## Your task
Skip every picture and transcribe the remaining material exactly.

## Data extract
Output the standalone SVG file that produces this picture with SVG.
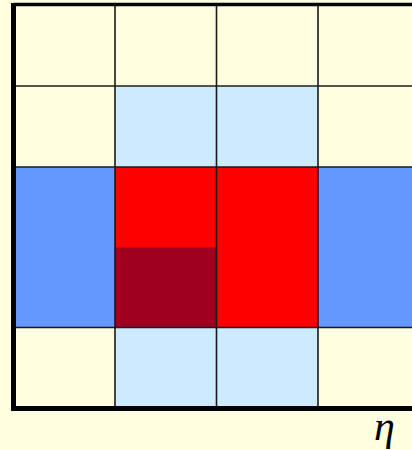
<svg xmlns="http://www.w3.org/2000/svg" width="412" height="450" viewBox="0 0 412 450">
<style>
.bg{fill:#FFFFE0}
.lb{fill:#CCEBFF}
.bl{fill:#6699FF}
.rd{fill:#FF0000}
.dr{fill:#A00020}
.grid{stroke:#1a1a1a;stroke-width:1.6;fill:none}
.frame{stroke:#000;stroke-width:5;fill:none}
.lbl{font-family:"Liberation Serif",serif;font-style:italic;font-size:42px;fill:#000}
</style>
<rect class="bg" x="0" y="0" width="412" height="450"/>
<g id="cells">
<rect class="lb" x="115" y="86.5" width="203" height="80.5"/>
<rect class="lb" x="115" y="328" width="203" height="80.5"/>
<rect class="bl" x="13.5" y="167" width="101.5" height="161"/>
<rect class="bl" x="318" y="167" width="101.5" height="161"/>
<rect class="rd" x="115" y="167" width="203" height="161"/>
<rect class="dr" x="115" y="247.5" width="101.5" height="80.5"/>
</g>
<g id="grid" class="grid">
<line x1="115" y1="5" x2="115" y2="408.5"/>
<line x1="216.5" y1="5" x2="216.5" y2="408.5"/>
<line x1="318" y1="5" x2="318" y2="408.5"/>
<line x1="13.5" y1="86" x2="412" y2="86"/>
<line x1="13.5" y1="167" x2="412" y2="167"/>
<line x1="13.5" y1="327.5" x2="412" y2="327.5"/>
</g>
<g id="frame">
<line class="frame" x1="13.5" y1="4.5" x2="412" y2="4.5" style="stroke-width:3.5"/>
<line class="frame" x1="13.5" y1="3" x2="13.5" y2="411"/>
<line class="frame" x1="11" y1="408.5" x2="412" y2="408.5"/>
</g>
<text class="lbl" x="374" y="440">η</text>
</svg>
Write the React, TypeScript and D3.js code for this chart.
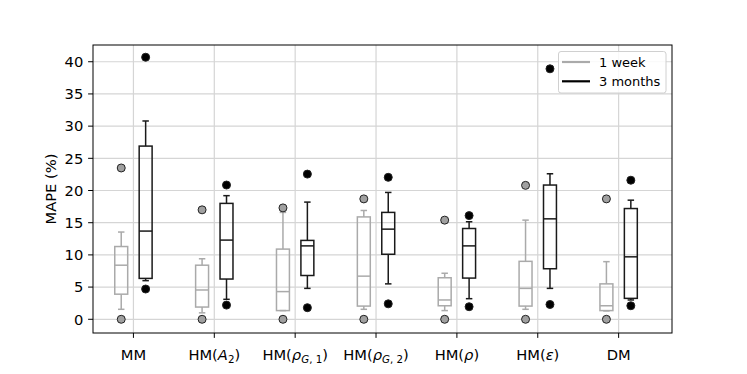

## Correct answer
Output the standalone SVG file that produces this picture with SVG.
<svg xmlns="http://www.w3.org/2000/svg" width="412" height="450" viewBox="0 0 412 450">
<style>
.bg{fill:#FFFFE0}
.lb{fill:#CCEBFF}
.bl{fill:#6699FF}
.rd{fill:#FF0000}
.dr{fill:#A00020}
.grid{stroke:#1a1a1a;stroke-width:1.6;fill:none}
.frame{stroke:#000;stroke-width:5;fill:none}
.lbl{font-family:"Liberation Serif",serif;font-style:italic;font-size:42px;fill:#000}
</style>
<rect class="bg" x="0" y="0" width="412" height="450"/>
<g id="cells">
<rect class="lb" x="115" y="86.5" width="203" height="80.5"/>
<rect class="lb" x="115" y="328" width="203" height="80.5"/>
<rect class="bl" x="13.5" y="167" width="101.5" height="161"/>
<rect class="bl" x="318" y="167" width="101.5" height="161"/>
<rect class="rd" x="115" y="167" width="203" height="161"/>
<rect class="dr" x="115" y="247.5" width="101.5" height="80.5"/>
</g>
<g id="grid" class="grid">
<line x1="115" y1="5" x2="115" y2="408.5"/>
<line x1="216.5" y1="5" x2="216.5" y2="408.5"/>
<line x1="318" y1="5" x2="318" y2="408.5"/>
<line x1="13.5" y1="86" x2="412" y2="86"/>
<line x1="13.5" y1="167" x2="412" y2="167"/>
<line x1="13.5" y1="327.5" x2="412" y2="327.5"/>
</g>
<g id="frame">
<line class="frame" x1="13.5" y1="4.5" x2="412" y2="4.5" style="stroke-width:3.5"/>
<line class="frame" x1="13.5" y1="3" x2="13.5" y2="411"/>
<line class="frame" x1="11" y1="408.5" x2="412" y2="408.5"/>
</g>
<text class="lbl" x="374" y="440">η</text>
</svg>
Write the React, TypeScript and D3.js code for this chart.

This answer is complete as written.